June 4, Beijing, China
It was clear by the start of the year that 1989 would be an extraordinary time for China. A free-speech movement had begun to flower at Peking University, where students and some professors held a series of "democratic salons" on the campus lawn. People would stand in a circle and vigorously debate issues that were normally off-limits, like the need for political freedom.
As the Wall Street Journal's Beijing bureau chief, I witnessed several of these gatherings. I'd stand at the perimeter listening to the speakers, marveling at their courage. I'd scan the crowd for plainclothes police and usually spot a couple of likely subjects. Yet the participants never seemed cowed. It was all about openness: Why should anyone object to discussions about issues critical to China's future? The leaders were a 19-year-old history major named Wang Dan and the dissident astrophysicist Fang Lizhi. When the dust would settle some months later after Tiananmen, both had been branded public enemies.
But in early 1989 anything seemed possible, and the risk-taking ethos spread far and wide. One of my most vivid memories was the exhilarating avant-garde exhibition at the National Art Gallery in Beijing. For a few days, the walls of the gallery were filled with the whimsical and grotesque variations on Maoist propaganda that would, years later, make some Chinese artists very rich. Banners unfurled on the street outside proclaimed "No U-Turn," hinting that China would never be the same. The dramatic highlight was an installation called Dialogue, involving a telephone booth with mirrors inside. Its co-creator, a young woman named Xiao Lu, pulled out a handgun and shot two bullets at the work. The police arrived and shut down the exhibition for the rest of that first day. But a powerful statement had been made. A defiant spirit had been unleashed in China that would inevitably lead toward a violent denouement.
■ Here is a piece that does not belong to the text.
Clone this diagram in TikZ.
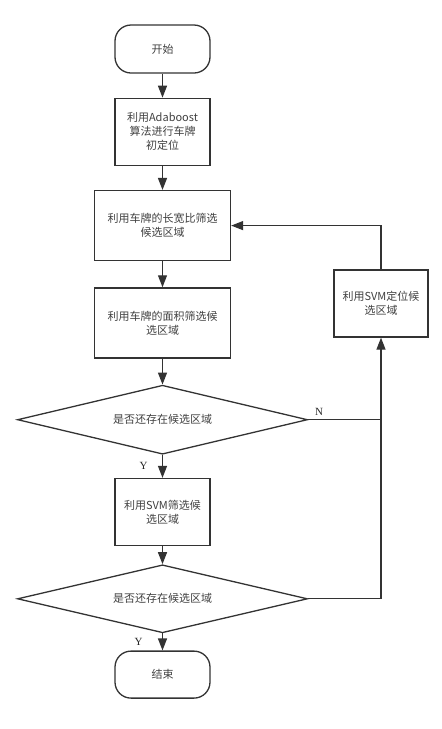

All of us seemed like kids at the time the artists, the activists, the demonstrators, the journalists taking notes brimming with ambition and churning with idealism and hope. It wasn't always easy for Chinese to mingle with foreign journalists, but we found ways. I used to sneak friends past the official checkpoints into the foreign compound that housed my home and my office. At the end of 1988 my wife Dinda Elliott, Newsweek's bureau chief and I hosted a Christmas party at our home. The crowd included liberal writers, radical artists, dissidents. I still remember Fang, in his broken English, boisterously singing along to "We Wish You a Merry Christmas."
Danger and Possibility
For me, it was all part of a life-changing personal journey. I had studied Chinese in college, and so the Beijing posting and this incredible, unfolding story of a great nation in great flux marked the culmination of years of focus and passion. Dinda and I were also awaiting the birth of our first child, whose due date was June 4.
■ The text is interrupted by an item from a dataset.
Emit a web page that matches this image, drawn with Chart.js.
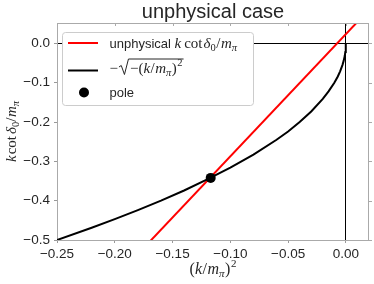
<!DOCTYPE html>
<html>
<head>
<meta charset="utf-8">
<script src="https://cdn.jsdelivr.net/npm/chart.js@4"></script>
<style>
  html, body { margin: 0; padding: 0; background: #fff; }
  canvas { display: block; }
</style>
</head>
<body>
<canvas id="chart" width="374" height="284"></canvas>
<script>
// ── Data ─────────────────────────────────────────────────────────────────────

const xTicks      = [-0.25, -0.20, -0.15, -0.10, -0.05, 0.00];
const xTickLabels = ['\u22120.25', '\u22120.20', '\u22120.15', '\u22120.10', '\u22120.05', '0.00'];
const yTicks      = [-0.5, -0.4, -0.3, -0.2, -0.1, 0.0];
const yTickLabels = ['\u22120.5', '\u22120.4', '\u22120.3', '\u22120.2', '\u22120.1', '0.0'];

// black curve  -sqrt(-(k/m)^2)
const curveX = [-0.25, -0.22, -0.20, -0.18, -0.16, -0.14, -0.12, -0.10, -0.08, -0.06,
                -0.05, -0.04, -0.03, -0.02, -0.015, -0.01, -0.007, -0.005, -0.003,
                -0.002, -0.001, -0.0005, -0.0002, 0.0];
const curveY = [-0.500, -0.469, -0.447, -0.424, -0.400, -0.374, -0.346, -0.316, -0.283, -0.245,
                -0.224, -0.200, -0.173, -0.141, -0.122, -0.100, -0.084, -0.071, -0.055,
                -0.045, -0.032, -0.022, -0.014, 0.000];

// red straight line  (unphysical k cot d0 / m)
const lineX = [-0.18, 0.02];
const lineY = [-0.536, 0.086];

// pole
const poleX = [-0.117];
const poleY = [-0.342];

// ── Helpers ──────────────────────────────────────────────────────────────────

const SANS  = '"Liberation Sans", Arial, sans-serif';
const SERIF = '"Liberation Serif", "Times New Roman", serif';
const INK   = '#262626';

const toPoints = (xs, ys) => xs.map((x, i) => ({ x, y: ys[i] }));

function runsWidth(ctx, runs) {
    let w = 0;
    runs.forEach(r => {
        ctx.font = r.f;
        w += (r.pre || 0) + ctx.measureText(r.t).width + (r.post || 0);
    });
    return w;
}

function drawRuns(ctx, runs, x, y) {
    runs.forEach(r => {
        ctx.font = r.f;
        x += r.pre || 0;
        ctx.fillText(r.t, x, y + (r.dy || 0));
        x += ctx.measureText(r.t).width + (r.post || 0);
    });
    return x;
}

const mi  = s => `italic ${s}px ${SERIF}`;
const mr  = s => `${s}px ${SERIF}`;

// ── Decorations: title, axis labels, frame, legend ───────────────────────────

const decorPlugin = {
    id: 'decor',
    afterDatasetsDraw(chart) {
        const { ctx, chartArea: a, scales } = chart;
        ctx.save();

        // top / right spines with small tick marks
        ctx.strokeStyle = '#aaaaaa';
        ctx.lineWidth = 1;
        ctx.beginPath();
        ctx.moveTo(a.left, a.top + 0.5);
        ctx.lineTo(a.right, a.top + 0.5);
        ctx.moveTo(a.right - 0.5, a.top);
        ctx.lineTo(a.right - 0.5, a.bottom);
        xTicks.forEach(v => {
            const px = Math.round(scales.x.getPixelForValue(v)) + 0.5;
            ctx.moveTo(px, a.top);
            ctx.lineTo(px, a.top + 3);
        });
        yTicks.forEach(v => {
            const py = Math.round(scales.y.getPixelForValue(v)) + 0.5;
            ctx.moveTo(a.right, py);
            ctx.lineTo(a.right + 3, py);
        });
        ctx.stroke();

        ctx.fillStyle = INK;
        ctx.textBaseline = 'alphabetic';
        ctx.textAlign = 'left';

        // title
        ctx.font = `20px ${SANS}`;
        ctx.textAlign = 'center';
        ctx.fillText('unphysical case', (a.left + a.right) / 2, 17.5);
        ctx.textAlign = 'left';

        // x label (k/m_pi)^2
        const xl = [
            { t: '(', f: mr(16) },
            { t: 'k', f: mi(16), post: 0.5 },
            { t: '/', f: mr(16), post: 0.5 },
            { t: 'm', f: mi(16) },
            { t: '\u03c0', f: mi(11), dy: 3 },
            { t: ')', f: mr(16), pre: 0.5 },
            { t: '2', f: mr(11), dy: -7, pre: 0.5 }
        ];
        drawRuns(ctx, xl, (a.left + a.right) / 2 - runsWidth(ctx, xl) / 2, 274);

        // y label  k cot d0 / m_pi
        const yl = [
            { t: 'k', f: mi(15), post: 1 },
            { t: 'cot', f: mr(15), post: 2 },
            { t: '\u03b4', f: mi(15) },
            { t: '0', f: mr(10.5), dy: 3 },
            { t: '/', f: mr(15), post: 0.5 },
            { t: 'm', f: mi(15) },
            { t: '\u03c0', f: mi(10.5), dy: 3 }
        ];
        ctx.save();
        ctx.translate(16, (a.top + a.bottom) / 2);
        ctx.rotate(-Math.PI / 2);
        drawRuns(ctx, yl, -runsWidth(ctx, yl) / 2, 0);
        ctx.restore();

        // legend box
        ctx.beginPath();
        ctx.roundRect(62.5, 32.5, 191, 73, 3);
        ctx.fillStyle = '#ffffff';
        ctx.fill();
        ctx.strokeStyle = '#cccccc';
        ctx.lineWidth = 1;
        ctx.stroke();

        // legend samples
        ctx.lineWidth = 2;
        ctx.strokeStyle = '#ff0000';
        ctx.beginPath(); ctx.moveTo(68, 43); ctx.lineTo(98, 43); ctx.stroke();
        ctx.strokeStyle = '#000000';
        ctx.beginPath(); ctx.moveTo(68, 70.5); ctx.lineTo(98, 70.5); ctx.stroke();
        ctx.fillStyle = '#000000';
        ctx.beginPath(); ctx.arc(84, 92.5, 5, 0, Math.PI * 2); ctx.fill();

        // legend texts
        ctx.fillStyle = INK;
        drawRuns(ctx, [
            { t: 'unphysical ', f: `13px ${SANS}` },
            { t: 'k', f: mi(15), post: 3 },
            { t: 'cot', f: mr(15), post: 1 },
            { t: '\u03b4', f: mi(15) },
            { t: '0', f: mr(10.5), dy: 3, post: 0.5 },
            { t: '/', f: mr(15), post: 0.5 },
            { t: 'm', f: mi(15) },
            { t: '\u03c0', f: mi(10.5), dy: 3 }
        ], 109.5, 48);

        // - sqrt( -(k/m_pi)^2 )
        const by = 72.5;
        let x = drawRuns(ctx, [{ t: '\u2212', f: mr(15), post: 1 }], 109.5, by);
        const inner = [
            { t: '\u2212', f: mr(15) },
            { t: '(', f: mr(15) },
            { t: 'k', f: mi(15), post: 0.5 },
            { t: '/', f: mr(15), post: 0.5 },
            { t: 'm', f: mi(15) },
            { t: '\u03c0', f: mi(10.5), dy: 3 },
            { t: ')', f: mr(15), pre: 0.5 },
            { t: '2', f: mr(10.5), dy: -7, pre: 0.5 }
        ];
        const innerEnd = x + 11 + runsWidth(ctx, inner);
        ctx.strokeStyle = INK;
        ctx.lineWidth = 1;
        ctx.beginPath();
        ctx.moveTo(x, by - 5.5);
        ctx.lineTo(x + 2.3, by - 7);
        ctx.lineTo(x + 5.5, by + 2);
        ctx.lineTo(x + 9.5, by - 13.5);
        ctx.lineTo(innerEnd + 1, by - 13.5);
        ctx.stroke();
        drawRuns(ctx, inner, x + 11, by);

        ctx.font = `13px ${SANS}`;
        ctx.fillText('pole', 109.5, 96.5);

        ctx.restore();
    }
};

// ── Chart ────────────────────────────────────────────────────────────────────

const zeroGrid = c => (c.tick && c.tick.value === 0) ? '#000000' : 'rgba(0,0,0,0)';

new Chart(document.getElementById('chart').getContext('2d'), {
    type: 'scatter',
    data: {
        datasets: [
            {
                label: 'pole',
                data: toPoints(poleX, poleY),
                backgroundColor: '#000000',
                borderWidth: 0,
                pointRadius: 5,
                order: 0
            },
            {
                label: '-sqrt(-(k/m)^2)',
                data: toPoints(curveX, curveY),
                showLine: true,
                borderColor: '#000000',
                borderWidth: 2,
                pointRadius: 0,
                tension: 0,
                clip: 0,
                order: 1
            },
            {
                label: 'unphysical k cot d0/m',
                data: toPoints(lineX, lineY),
                showLine: true,
                borderColor: '#ff0000',
                borderWidth: 2,
                pointRadius: 0,
                tension: 0,
                clip: 0,
                order: 2
            }
        ]
    },
    options: {
        responsive: false,
        animation: false,
        devicePixelRatio: 1,
        layout: { padding: { left: 0, right: 4, top: 23, bottom: 0 } },
        plugins: { legend: { display: false }, tooltip: { enabled: false } },
        scales: {
            x: {
                type: 'linear',
                min: -0.25,
                max: 0.02,
                afterBuildTicks: s => { s.ticks = xTicks.map(v => ({ value: v })); },
                afterFit: s => { s.height = 44; },
                ticks: {
                    callback: (v) => xTickLabels[xTicks.indexOf(v)],
                    font: { family: SANS, size: 13.5 },
                    color: INK,
                    padding: 3,
                    maxRotation: 0
                },
                grid: { color: zeroGrid, tickColor: '#999999', tickLength: 3, lineWidth: 1 },
                border: { display: true, color: '#aaaaaa', width: 1 }
            },
            y: {
                type: 'linear',
                min: -0.5,
                max: 0.052,
                afterBuildTicks: s => { s.ticks = yTicks.map(v => ({ value: v })); },
                afterFit: s => { s.width = 57; },
                ticks: {
                    callback: (v) => yTickLabels[yTicks.indexOf(v)],
                    font: { family: SANS, size: 13.5 },
                    color: INK,
                    padding: 4
                },
                grid: { color: zeroGrid, tickColor: '#999999', tickLength: 3, lineWidth: 1 },
                border: { display: true, color: '#aaaaaa', width: 1 }
            }
        }
    },
    plugins: [decorPlugin]
});
</script>
</body>
</html>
The Tiananmen protests themselves began in mid-April. Students at the élite universities, including Wang, assembled initially to mourn the death of Hu Yaobang, who had been purged as head of the Communist Party two years earlier. Hu hadn't been an especially charismatic figure, and ultimate authority rested with Deng Xiaoping, then 85, who had risen to power after the chaos that followed Mao Zedong's death in 1976. But Hu did at least seem to rule from the heart a trait other Party officials rarely revealed. Hu had lost his job in part for refusing to crack down on the liberal trends that were advancing. To many students, he represented the possibility that China could become a normal country after the vindictive power struggles and purges that had long been the norm.
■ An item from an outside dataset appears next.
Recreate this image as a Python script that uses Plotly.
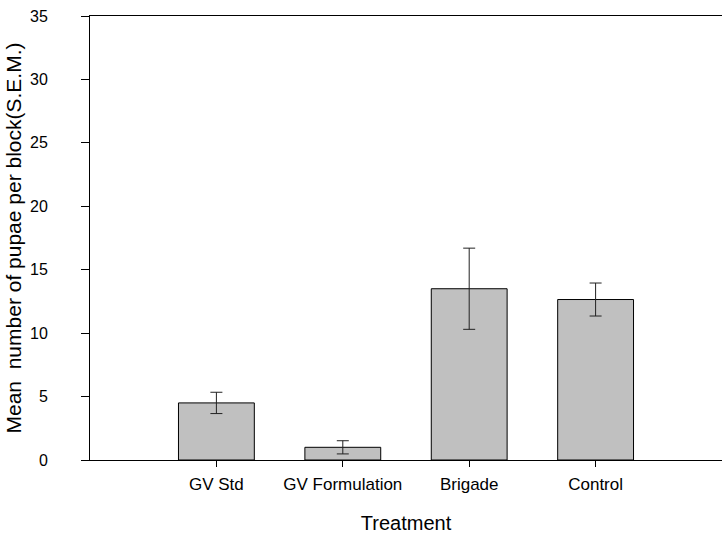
import plotly.graph_objects as go

# Mean pupae counts per block with standard errors
treatments = ["GV Std", "GV Formulation", "Brigade", "Control"]
mean_pupae = [4.5, 1.0, 13.5, 12.65]
sem_pupae = [0.84, 0.52, 3.2, 1.3]

FONT = "Liberation Sans, Arial, sans-serif"

fig = go.Figure()
fig.add_trace(go.Bar(
    x=list(range(len(treatments))),
    y=mean_pupae,
    width=0.6,
    marker=dict(color="#c0c0c0", line=dict(color="#000000", width=1)),
    error_y=dict(type="data", array=sem_pupae, visible=True,
                 color="#222222", thickness=1, width=6),
    showlegend=False,
))

fig.update_layout(
    width=723, height=542,
    margin=dict(l=90, r=1, t=16, b=82),
    paper_bgcolor="white", plot_bgcolor="white",
    font=dict(family=FONT, size=16, color="black"),
    xaxis=dict(
        range=[-1, 4],
        tickmode="array",
        tickvals=list(range(len(treatments))),
        ticktext=treatments,
        tickfont=dict(size=17),
        showline=True, linecolor="black", linewidth=1, mirror=True,
        ticks="outside", ticklen=6, tickcolor="black",
        ticklabelstandoff=3,
        showgrid=False, zeroline=False,
        title=dict(text="Treatment", font=dict(size=20), standoff=22),
    ),
    yaxis=dict(
        range=[0, 35],
        tickvals=[0, 5, 10, 15, 20, 25, 30, 35],
        tickfont=dict(size=16),
        showline=True, linecolor="black", linewidth=1,
        ticks="outside", ticklen=8, tickcolor="black",
        ticklabelstandoff=30,
        showgrid=False, zeroline=False,
        title=dict(text="Mean  number of pupae per block(S.E.M.)",
                   font=dict(size=21), standoff=2),
    ),
)

fig.write_html("out.html")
After gathering on campuses to read eulogies and hang commemorative posters, a few students decided to march to Tiananmen Square to unfurl banners honoring Hu. I and a few other foreign journalists learned of this initial march and drove to Tiananmen Square to see what was happening. As with everything I witnessed that year, there was a sense at once of both danger and possibility. Our presence that night was later singled out in a confidential official account as "evidence" that foreign elements were manipulating the movement to damage China and the Communist Party's rule.